I lived in an enclave in which I had no more certainties. I found myself
profoundly weak. I failed in my certainties; I said that we had to tell
about that dirty war. And I found myself in the alternative either to stay
in the hotel and wait or to end up kidnapped because of my work. We don"t
want anyone else anymore. The kidnappers would tell me. But I wanted to
tell about the bloodbath in Fallujah from the words of the refugees. And
that morning the refugees, or some of their leaders would not listen to
me. I had in front of me the accurate confirmation of the analysis of what
the Iraqi society had become as a result of the war and they would throw
their truth in my face: "We don"t want anybody why didn"t you stay in your
home.

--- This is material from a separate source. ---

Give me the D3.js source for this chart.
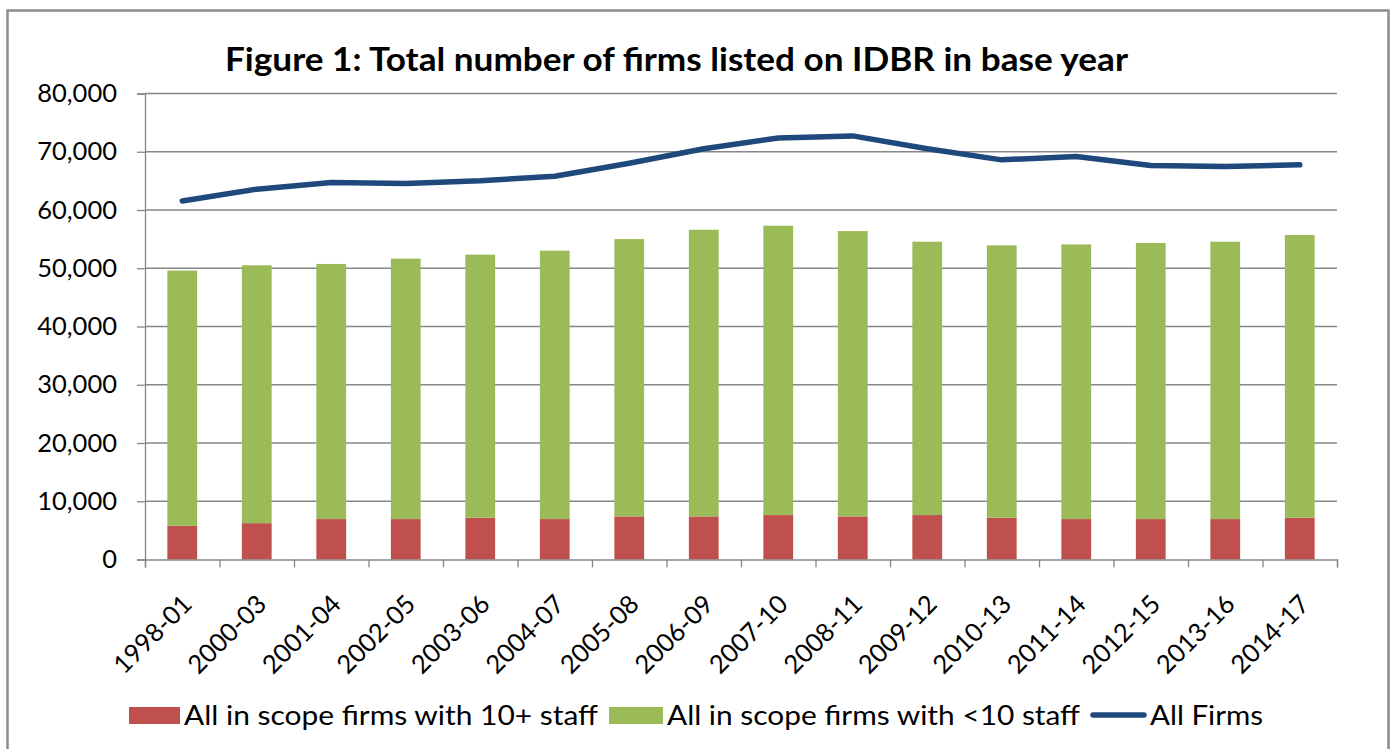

What can this interview do for us?" The worse collateral effect, the
war that kills communication was falling on me. To me, I who had risked
everything, challenging the Italian government who didn"t want journalists
to reach Iraq and the Americans who don"t want our work to be witnessed of
what really became of that country with the war and notwithstanding that
which they call elections. Now I ask myself. Is their refusal a failure?